ANKARA (AA) - Yazar Musa Anter'in 1992'de öldürülmesi ve AK Parti MKYK Üyesi Orhan Miroğlu'nun yaralanması ile bazı eylemlerden sorumlu tutulan "Yeşil" kod adlı Mahmut Yıldırım'ın da arasında olduğu 18 sanık hakkındaki dava, zaman aşımı gerekçesiyle düşürüldü.
Ankara 6. Ağır Ceza Mahkemesi'ndeki duruşmaya sanıklar katılmazken, sanık ve müdahil avukatları ile HDP Eş Genel Başkanı Mithat Sancar ve bazı milletvekilleri salonda hazır bulundu.
Mahkeme Başkanı, dava dosyasına gelen evrakı okuduktan sonra taraflara söz verdi.
Müşteki avukatları davanın "zaman aşımı" nedeniyle bitirilmemesini, dosyanın "insanlığa karşı işlenen suç" kapsamında değerlendirilmesini ve süreden muaf tutulmasını talep etti.
Sanık avukatları da "zaman aşımı" kararının uygulanmasını talep etti.
Cumhuriyet savcısı, mütalaasında Musa Anter ve Ayten Öztürk'ün öldürülmesi ve Orhan Miroğlu'nun yaralanmasına ilişkin kamu davasının zaman aşımı süresi dolduğundan düşmesine karar verilmesini talep etti.
Savcı, sanıkları arasında "Yeşil" kod adlı Mahmut Yıldırım'ın da olduğu Diyarbakır 1'inci Ağır Ceza Mahkemesi'nde görülen ve daha sonra dava dosyasıyla birleştirilen "JİTEM davası"nın dosyadan ayrılmasını talep etti.
Beyanların ardından kararını açıklayan mahkeme, savcılık mütalaası doğrultusunda karar vererek davanın "zaman aşımı" gerekçesiyle düşürülmesine karar verdi.
Mahkeme, önceki celselerde dava dosyasıyla birleşen, suç tarihi 1996 olan 16 sanıklı "JİTEM davası"nın ayrılmasına hükmetti.
- Sancar'ın açıklaması
Duruşmanın ardından adliye önünde basın açıklaması yapan HDP Eş Genel Başkanı Mithat Sancar, düşme kararının hukuksuz olduğunu ve bu durumun kendileri için sürpriz olmadığını söyledi.

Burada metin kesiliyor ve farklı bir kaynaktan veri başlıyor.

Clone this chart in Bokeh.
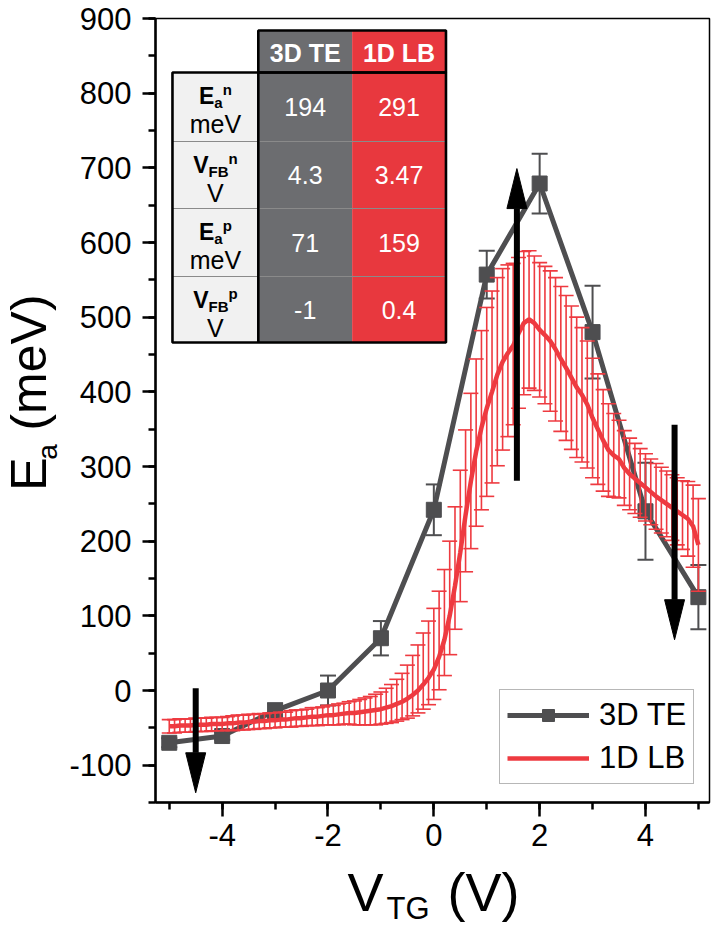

Evrensel hukuk ve Avrupa İnsan Hakları Sözleşmesi'ne göre Anter cinayetinin "insanlığa karşı işlenen" suçlar kapsamında olduğunuz belirten Sancar, buna rağmen Anter cinayeti başta olmak üzere bütün faili meçhul dosyaların takipçisi olacaklarını ifade etti.
- Davanın geçmişi
Anter'in ölümü, Miroğlu'nun yaralanmasıyla sonuçlanan saldırıya ilişkin dava Diyarbakır'da açılmış, güvenlik gerekçesiyle Ankara'ya nakledilmişti.

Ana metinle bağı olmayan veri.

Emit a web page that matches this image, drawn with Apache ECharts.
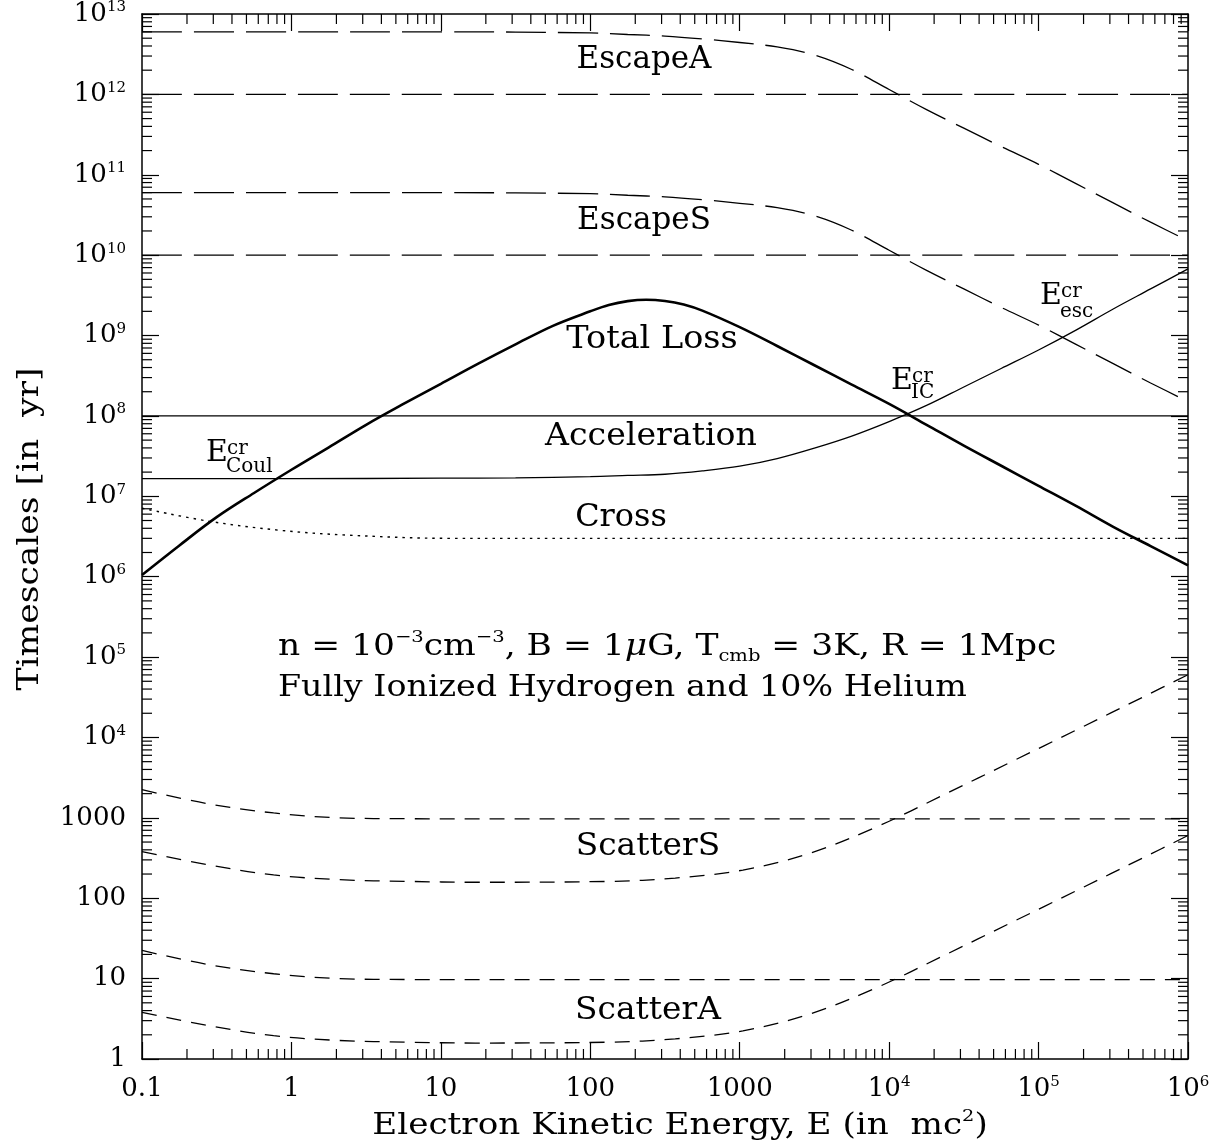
<!DOCTYPE html>
<html><head><meta charset="utf-8">
<script src="https://cdn.jsdelivr.net/npm/echarts@6/dist/echarts.min.js"></script>
<style>html,body{margin:0;padding:0;background:#fff}#c{width:1220px;height:1148px}</style>
</head><body><div id="c"></div>
<script>
const FONT = 'DejaVu Serif';

// ---- data: electron kinetic energy E (mc^2) and timescales (yr) ----
const totalLossE = [0.1, 0.178, 0.316, 0.562, 1, 1.78, 3.16, 5.62, 10, 17.8, 31.6, 56.2, 100, 133, 178, 237, 316, 422, 562, 1000, 1780, 3160, 5620, 10000, 17800, 31600, 56200, 1e5, 1.78e5, 3.16e5, 5.62e5, 1e6];
const totalLossT = [1.05e6, 2.45e6, 5.5e6, 1.1e7, 2.14e7, 4.07e7, 7.76e7, 1.41e8, 2.51e8, 4.47e8, 7.76e8, 1.32e9, 2.0e9, 2.4e9, 2.68e9, 2.79e9, 2.69e9, 2.43e9, 2.04e9, 1.27e9, 7.41e8, 4.27e8, 2.45e8, 1.41e8, 7.76e7, 4.27e7, 2.4e7, 1.35e7, 7.59e6, 4.17e6, 2.4e6, 1.38e6];

const accCurveE = [0.1, 1, 10, 31.6, 100, 178, 316, 562, 1000, 1780, 3160, 5620, 1e4, 1.78e4, 3.16e4, 5.62e4, 1e5, 1.78e5, 3.16e5, 5.62e5, 1e6];
const accCurveT = [1.66e7, 1.66e7, 1.68e7, 1.70e7, 1.76e7, 1.82e7, 1.88e7, 2.07e7, 2.37e7, 2.95e7, 3.98e7, 5.62e7, 8.51e7, 1.35e8, 2.29e8, 3.89e8, 6.61e8, 1.17e9, 2.14e9, 3.8e9, 6.76e9];

const accLineE = [0.1, 1e6];
const accLineT = [1e8, 1e8];

const escapeE = [0.1, 1, 10, 100, 178, 316, 562, 1000, 1780, 3160, 5620, 1e4, 1.78e4, 3.16e4, 5.62e4, 1e5, 1.78e5, 3.16e5, 5.62e5, 1e6];
const escapeAT = [6.0e12, 6.0e12, 6.0e12, 5.82e12, 5.56e12, 5.31e12, 4.9e12, 4.42e12, 3.89e12, 3.09e12, 2.04e12, 1.15e12, 6.46e11, 3.8e11, 2.24e11, 1.35e11, 7.76e10, 4.47e10, 2.57e10, 1.51e10];
const escapeST = [6.0e10, 6.0e10, 6.0e10, 5.82e10, 5.56e10, 5.31e10, 4.9e10, 4.42e10, 3.89e10, 3.09e10, 2.04e10, 1.15e10, 6.46e9, 3.8e9, 2.24e9, 1.35e9, 7.76e8, 4.47e8, 2.57e8, 1.51e8];
const escapeLineE = [0.1, 1e6];
const escapeALineT = [1e12, 1e12];
const escapeSLineT = [1e10, 1e10];

const crossE = [0.1, 0.28, 0.81, 2.3, 11.5, 100, 1e6];
const crossT = [7.1e6, 4.9e6, 3.8e6, 3.3e6, 3.0e6, 3.0e6, 3.0e6];

const scatUpE = [0.1, 0.27, 0.76, 2.1, 6, 30, 1e6];
const scatSUpT = [2240, 1510, 1150, 1000, 975, 970, 970];
const scatAUpT = [22.4, 15.1, 11.5, 10.0, 9.75, 9.7, 9.7];

const scatLoE = [0.1, 0.27, 0.76, 2.1, 6, 17, 135, 370, 1050, 2950, 8300, 23400, 66000, 182000, 510000, 1e6];
const scatSLoT = [380, 263, 195, 170, 162, 158, 162, 178, 224, 363, 776, 1950, 5000, 12600, 32400, 60300];
const scatALoT = [3.8, 2.63, 1.95, 1.70, 1.62, 1.58, 1.62, 1.78, 2.24, 3.63, 7.76, 19.5, 50, 126, 324, 603];

const xMin = 0.1, xMax = 1e6, yMin = 1, yMax = 1e13;

// minor tick positions (2..9 x 10^k)
const minorX = [];
for (let k = -1; k < 6; k++) for (let m = 2; m <= 9; m++) minorX.push(m * Math.pow(10, k));
const minorY = [];
for (let k = 0; k < 13; k++) for (let m = 2; m <= 9; m++) minorY.push(m * Math.pow(10, k));

function pairs(xs, ys) { return xs.map((x, i) => [x, ys[i]]); }
function lineSeries(xs, ys, width, type) {
  return {
    type: 'line', data: pairs(xs, ys), symbol: 'none', showSymbol: false,
    smooth: 0.35, silent: true, animation: false,
    lineStyle: { color: '#000', width: width, type: type }
  };
}
function tickLabel(v) {
  const k = Math.round(Math.log10(v));
  if (k === -1) return '{b|0.1}';
  if (k >= 0 && k <= 3) return '{b|' + String(Math.pow(10, k)) + '}';
  return '{b|10}{s|' + k + '}';
}
const labelRich = {
  b: { fontFamily: FONT, fontSize: 26, lineHeight: 28, color: '#000' },
  s: { fontFamily: FONT, fontSize: 15, lineHeight: 15, color: '#000', verticalAlign: 'top' }
};
function axisBase(pos, showLabel) {
  return {
    type: 'log', logBase: 10, position: pos, gridIndex: 0,
    axisLine: { show: true, onZero: false, lineStyle: { color: '#000', width: 1.5 } },
    axisTick: { show: true, inside: true, length: 17, interval: 0, lineStyle: { color: '#000', width: 1.2 } },
    splitLine: { show: false },
    minorTick: { show: false },
    axisLabel: { show: showLabel, interval: 0, formatter: tickLabel, rich: labelRich, margin: 16, showMinLabel: true, showMaxLabel: true, hideOverlap: false }
  };
}
const xa0 = Object.assign(axisBase('bottom', true), { min: xMin, max: xMax, splitNumber: 7 });
const xa1 = Object.assign(axisBase('top', false), { min: xMin, max: xMax, splitNumber: 7 });
const ya0 = Object.assign(axisBase('left', true), { min: yMin, max: yMax, splitNumber: 13, interval: 1 });
const ya1 = Object.assign(axisBase('right', false), { min: yMin, max: yMax, splitNumber: 13, interval: 1 });

function renderMinorX(params, api) {
  const v = api.value(0);
  const b = api.coord([v, yMin]);
  const t = api.coord([v, yMax]);
  const st = { stroke: '#000', lineWidth: 1.2 };
  return { type: 'group', children: [
    { type: 'line', shape: { x1: b[0], y1: b[1], x2: b[0], y2: b[1] - 10 }, style: st },
    { type: 'line', shape: { x1: t[0], y1: t[1], x2: t[0], y2: t[1] + 10 }, style: st }
  ] };
}
function renderMinorY(params, api) {
  const v = api.value(1);
  const l = api.coord([xMin, v]);
  const r = api.coord([xMax, v]);
  const st = { stroke: '#000', lineWidth: 1.2 };
  return { type: 'group', children: [
    { type: 'line', shape: { x1: l[0], y1: l[1], x2: l[0] + 10, y2: l[1] }, style: st },
    { type: 'line', shape: { x1: r[0], y1: r[1], x2: r[0] - 10, y2: r[1] }, style: st }
  ] };
}

const LONG = [40, 12], SHORT = [15, 10], DOT = [2.5, 5];

const series = [
  lineSeries(totalLossE, totalLossT, 2.6, 'solid'),
  lineSeries(accCurveE, accCurveT, 1.3, 'solid'),
  lineSeries(accLineE, accLineT, 1.3, 'solid'),
  lineSeries(escapeE, escapeAT, 1.3, LONG),
  lineSeries(escapeLineE, escapeALineT, 1.3, LONG),
  lineSeries(escapeE, escapeST, 1.3, LONG),
  lineSeries(escapeLineE, escapeSLineT, 1.3, LONG),
  lineSeries(crossE, crossT, 1.4, DOT),
  lineSeries(scatUpE, scatSUpT, 1.3, SHORT),
  lineSeries(scatLoE, scatSLoT, 1.3, SHORT),
  lineSeries(scatUpE, scatAUpT, 1.3, SHORT),
  lineSeries(scatLoE, scatALoT, 1.3, SHORT),
  { type: 'custom', renderItem: renderMinorX, data: minorX.map(v => [v, yMin]), silent: true, clip: false, animation: false },
  { type: 'custom', renderItem: renderMinorY, data: minorY.map(v => [xMin, v]), silent: true, clip: false, animation: false }
];

function txt(text, x, y, size, opts) {
  return Object.assign({
    type: 'text', x: x, y: y, silent: true,
    style: Object.assign({ text: text, fontFamily: FONT, fontSize: size, fill: '#000', align: 'center', verticalAlign: 'middle' }, (opts && opts.style) || {})
  }, (opts && opts.el) || {});
}
function eLabel(sub, x, yE, ySup, ySub) {
  return [
    txt('E', x, yE, 30, { style: { align: 'left' } }),
    txt('cr', x + 21, ySup, 20, { style: { align: 'left' } }),
    txt(sub, x + 20, ySub, 20, { style: { align: 'left' } })
  ];
}

const infoRich = {
  sup: { fontFamily: FONT, fontSize: 17, lineHeight: 17, verticalAlign: 'top', fill: '#000' },
  sub: { fontFamily: FONT, fontSize: 17, lineHeight: 17, verticalAlign: 'bottom', fill: '#000' },
  it: { fontFamily: FONT, fontSize: 30, lineHeight: 36, fontStyle: 'italic', fill: '#000' }
};

const graphics = [
  txt('EscapeA', 644, 60, 31),
  txt('EscapeS', 644, 221, 31),
  txt('Total Loss', 652, 340, 31, { el: { scaleX: 1.08 } }),
  txt('Acceleration', 651, 437, 31, { el: { scaleX: 1.07 } }),
  txt('Cross', 621, 518, 31, { el: { scaleX: 1.03 } }),
  txt('ScatterS', 648, 847, 31, { el: { scaleX: 1.06 } }),
  txt('ScatterA', 648, 1011, 31, { el: { scaleX: 1.06 } }),
  txt('n = 10{sup|−3}cm{sup|−3}, B = 1{it|μ}G, T{sub|cmb} = 3K, R = 1Mpc', 278, 647, 30,
      { style: { align: 'left', lineHeight: 36, rich: infoRich }, el: { scaleX: 1.15 } }),
  txt('Fully Ionized Hydrogen and 10% Helium', 278, 688, 30, { style: { align: 'left' }, el: { scaleX: 1.11 } }),
  txt('Electron Kinetic Energy, E (in  mc{sup|2})', 680, 1126, 30,
      { style: { lineHeight: 36, rich: infoRich }, el: { scaleX: 1.14 } }),
  txt('Timescales [in  yr]', 30, 529, 30, { el: { rotation: Math.PI / 2, scaleX: 1.15 } })
].concat(
  eLabel('Coul', 206, 453, 449, 467),
  eLabel('IC', 891, 381, 377, 393),
  eLabel('esc', 1040, 296, 292, 312)
);

const chart = echarts.init(document.getElementById('c'), null, { renderer: 'canvas' });
chart.setOption({
  animation: false,
  backgroundColor: '#fff',
  grid: { left: 142, top: 13, width: 1046, height: 1046, containLabel: false },
  xAxis: [xa0, xa1],
  yAxis: [ya0, ya1],
  series: series,
  graphic: graphics
});
</script>
</body></html>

İddianamede, eylemi Mahmut Yıldırım'ın planladığı ve yönettiği, Hamit Yıldırım'ın eylemi gerçekleştirdiği, dönemin Jandarma İstihbarat Grup Komutan Vekili Savaş Gevrekçi'nin ise emri altında bulunan Abdülkadir Aygan'ı faillere yardım için görevlendirdiği öne sürülmüştü.
Sanıkların, "taammüden adam öldürmek" suçundan ağırlaştırılmış müebbet hapsin yanı sıra "halkı isyana teşvik ve birbiri aleyhine silahlandırarak mukateleye (vurmaya) teşvik etmek" ve "adam yaralamak" suçlarından da cezalandırılmaları istenmişti.
Dava görüldüğü sırada sanıklardan Mahmut Yıldırım ve Abdülkadir Aygan'ın da arasında bulunduğu Diyarbakır 1'inci Ağır Ceza Mahkemesi'ndeki 16 sanıklı JİTEM davası ile Elazığ 1'inci Ağır Ceza Mahkemesi'nde açılan ve Ayten Öztürk'ün 1992'de kaybolduktan iki ay sonra ölü bulunmasına ilişkin dava da Anter ve Miroğlu ile ilgili davayla birleştirilmişti.